Initially Felix rented PA equipment from Keith Newcomb at Sioux Falls Music. Eventually they borrowed money from Jerry Sympson (Jon’s Dad), Nina Rensberger (Brad’s Mom), and Abby (from Top Hat). They prided themselves in using the best PA available, and added light shows. They bought an old school bus (which Brad lived in for more than a month while parked in front of the Donald Peterson home on S. Phillips).

Felix played many homecoming dances and proms in the area. Full Tilt Productions booked the band mostly in southeast South Dakota. They played at the Wagon Wheel, many times moving their gear downstairs to play from 2-6 a.m. at the Night Owl. Felix was a Pomp Room favorite, working with the Aaron Baron Band and with Elisar, playing at the Clay County Park for more than a thousand fans.

The Felix guys felt that more musicians respected them than did the public. They had a great support crew. Marc Haaland ran sound as did Jim Peskey, who had crafted a 16-channel snake.

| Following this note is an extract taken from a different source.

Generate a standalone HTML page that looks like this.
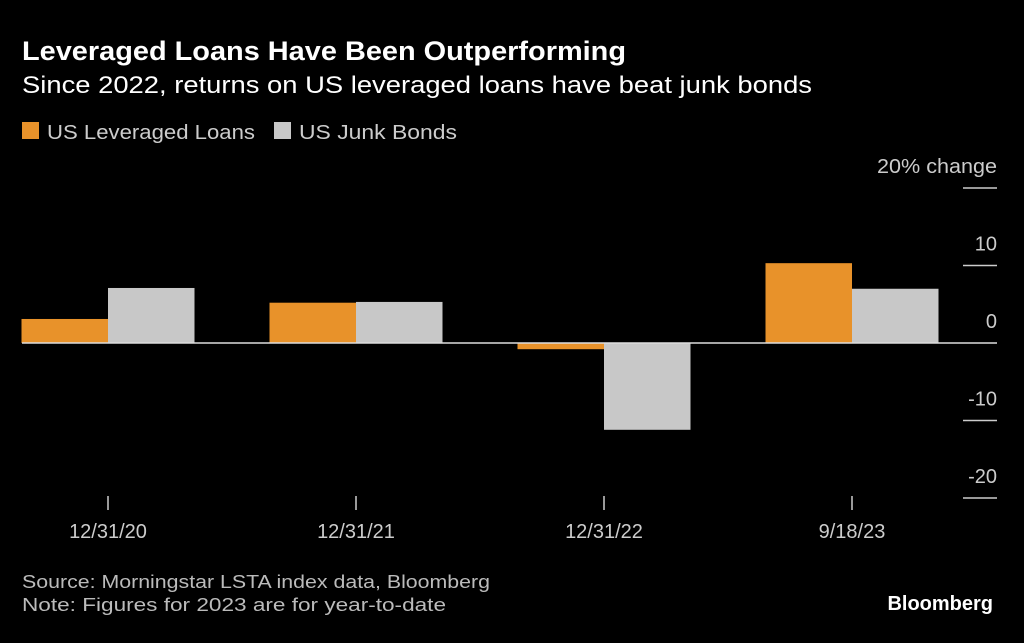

Don Carlson drove the bus, Curt Friesen ran lights and took pictures, and Cindy Buren acted as band manager.

Their most memorable tour was in the summer of 1976. Stops included Kadoka, Hill City, Gillette, Wyoming, Strasburg, North Dakota, Devil’s Lake, North Dakota, and the final gig in Welcome, Minnesota, on July 4. This Bicentennial event was also a biker-centennial bash. The band witnessed some gunshot-related activity, but music won the day.

Felix continued to rock the area until late 1979. Many members still perform with other bands.